A10.10 Force Majeure. Except with respect
to Your obligation to make timely payments,
neither party shall be held responsible 
for any delay or failure in performance to
the extent that such delay or failure is 
caused by fires, strikes, embargoes, 
explosions, earthquakes, floods, wars, water,
the elements, labor disputes, government 
requirements, civil or military authorities,
acts of God or by the public enemy, inability
to secure raw materials or transportation, 
facilities, acts or omissions of carriers or
suppliers, or other causes beyond its control
whether or not similar to the foregoing.

To the extent things are unexpected, I can see the point of force majeure. But if we are doing planned lockdowns as we did with coronavirus, I’m not sure this works as well. A smaller law library may want to explore what options there are for a rebate in case of physical space disruption that makes their license unusable.

Options Should Include Access

The legal publishers have shown us that, within a matter of weeks, they can have alternate options available. These have been primarily business-to-business and bypass the library. But if there is the ability to do that, there’s no reason the library can’t maintain its intermediary status.

It’s not cut and dried. If we have a license for electronic access from within the library, that assumes people on our public access terminals and people on their devices using wireless. We use IP authentication which makes this pretty straightforward access control for the publisher.

I don’t think it would work – or be advisable – for the library to ask the publisher for usernames and IDs. Even if I’ve got 10 public PCs, I’ve got 60,000 possible users. That doesn’t scale.

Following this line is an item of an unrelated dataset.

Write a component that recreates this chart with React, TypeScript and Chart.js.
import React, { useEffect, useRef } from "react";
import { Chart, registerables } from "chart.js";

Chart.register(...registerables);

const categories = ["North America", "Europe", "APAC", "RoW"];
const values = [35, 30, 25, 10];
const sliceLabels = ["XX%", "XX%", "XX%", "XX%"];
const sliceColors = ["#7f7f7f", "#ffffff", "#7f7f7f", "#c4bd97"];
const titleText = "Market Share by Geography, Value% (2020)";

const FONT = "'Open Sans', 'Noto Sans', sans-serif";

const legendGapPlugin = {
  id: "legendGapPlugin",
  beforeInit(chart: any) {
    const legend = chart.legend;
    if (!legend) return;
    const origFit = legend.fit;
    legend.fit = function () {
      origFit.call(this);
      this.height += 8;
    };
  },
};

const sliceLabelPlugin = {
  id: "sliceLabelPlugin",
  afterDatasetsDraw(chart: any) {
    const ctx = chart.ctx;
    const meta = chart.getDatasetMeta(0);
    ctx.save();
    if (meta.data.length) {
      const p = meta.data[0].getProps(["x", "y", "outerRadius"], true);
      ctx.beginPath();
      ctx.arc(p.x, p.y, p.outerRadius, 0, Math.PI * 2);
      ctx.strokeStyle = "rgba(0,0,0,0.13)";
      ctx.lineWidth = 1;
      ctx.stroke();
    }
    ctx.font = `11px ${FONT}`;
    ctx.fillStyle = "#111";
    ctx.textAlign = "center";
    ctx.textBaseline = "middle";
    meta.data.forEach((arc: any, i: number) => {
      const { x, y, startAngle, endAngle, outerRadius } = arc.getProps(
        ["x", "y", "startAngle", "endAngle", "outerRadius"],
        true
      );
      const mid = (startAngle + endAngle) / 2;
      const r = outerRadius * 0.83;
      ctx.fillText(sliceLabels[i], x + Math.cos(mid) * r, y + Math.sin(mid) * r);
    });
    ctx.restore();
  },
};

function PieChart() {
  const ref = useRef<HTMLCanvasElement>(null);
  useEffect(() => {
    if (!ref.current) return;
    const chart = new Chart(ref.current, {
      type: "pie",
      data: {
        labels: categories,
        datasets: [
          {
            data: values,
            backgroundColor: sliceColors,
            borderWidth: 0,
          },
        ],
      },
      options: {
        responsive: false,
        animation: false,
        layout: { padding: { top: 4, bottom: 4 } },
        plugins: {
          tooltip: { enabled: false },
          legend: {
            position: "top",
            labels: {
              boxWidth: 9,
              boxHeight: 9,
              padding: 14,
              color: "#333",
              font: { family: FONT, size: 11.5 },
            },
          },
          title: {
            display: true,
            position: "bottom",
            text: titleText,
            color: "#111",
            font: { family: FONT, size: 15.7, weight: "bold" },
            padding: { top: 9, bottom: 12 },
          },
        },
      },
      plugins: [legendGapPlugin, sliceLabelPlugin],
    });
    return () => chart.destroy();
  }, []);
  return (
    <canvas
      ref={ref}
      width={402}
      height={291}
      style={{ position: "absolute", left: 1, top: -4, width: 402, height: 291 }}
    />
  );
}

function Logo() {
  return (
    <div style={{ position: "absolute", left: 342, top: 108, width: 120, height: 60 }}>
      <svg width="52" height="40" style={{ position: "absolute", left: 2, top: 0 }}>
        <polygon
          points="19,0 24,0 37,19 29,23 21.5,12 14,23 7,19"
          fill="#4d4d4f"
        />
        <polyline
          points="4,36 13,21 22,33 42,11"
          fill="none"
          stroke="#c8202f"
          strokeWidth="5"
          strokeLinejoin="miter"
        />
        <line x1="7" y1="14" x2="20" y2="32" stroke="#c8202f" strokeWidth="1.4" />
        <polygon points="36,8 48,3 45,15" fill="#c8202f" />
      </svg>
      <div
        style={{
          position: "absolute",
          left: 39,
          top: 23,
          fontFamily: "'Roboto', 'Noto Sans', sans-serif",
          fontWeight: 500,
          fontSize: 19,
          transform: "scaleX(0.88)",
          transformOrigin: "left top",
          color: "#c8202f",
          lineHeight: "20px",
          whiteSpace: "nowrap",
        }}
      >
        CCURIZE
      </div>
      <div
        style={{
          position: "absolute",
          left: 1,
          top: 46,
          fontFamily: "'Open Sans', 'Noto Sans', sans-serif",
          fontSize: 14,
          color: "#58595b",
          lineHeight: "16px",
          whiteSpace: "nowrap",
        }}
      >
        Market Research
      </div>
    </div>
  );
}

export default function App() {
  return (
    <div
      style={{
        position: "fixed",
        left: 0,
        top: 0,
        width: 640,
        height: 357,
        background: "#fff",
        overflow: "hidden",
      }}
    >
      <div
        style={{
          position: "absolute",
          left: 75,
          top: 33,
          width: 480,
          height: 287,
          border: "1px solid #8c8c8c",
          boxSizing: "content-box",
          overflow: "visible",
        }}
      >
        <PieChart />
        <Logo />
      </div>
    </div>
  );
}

Also, to the extent we start to pass out those 10 user IDs, we’d have to reset them before they go out to new people.

Some of this expects sophistication on the part of the law library. Some of this requires sophistication on the part of the legal publisher. If one or the other is missing, it can make it impossible to effectively bridge the physical space loss.

The ideal would be some method of proxied authentication. In Ohio, we used a simple membership database for our 1500 members to log into a web page. Legal publishers intercepted the web referral address and used that to allow our researchers in. It’s the same sort of setup many libraries have with OCLC’s EZProxy or other single-sign-on tools.

The publishers can then control the access. If we’ve got 10 public PCs and wireless, I would think 20 concurrent users to be a pretty reasonable ask. That is easy for me to explain to our researchers and it’s substantially different from our user base. But I would expect that legal publishers would want to have a discussion about the number.

It will require investment by the library to make this work. And the investment will need to be done before business continuity is needed. Just like backups and redundant systems, it’s too late when the physical space loss happens.

I’m years away from renegotiating our online licenses. It will be interesting to see if examples pop up in the meantime. I’m going to continue to noodle on this until I get to a point I can put it into action.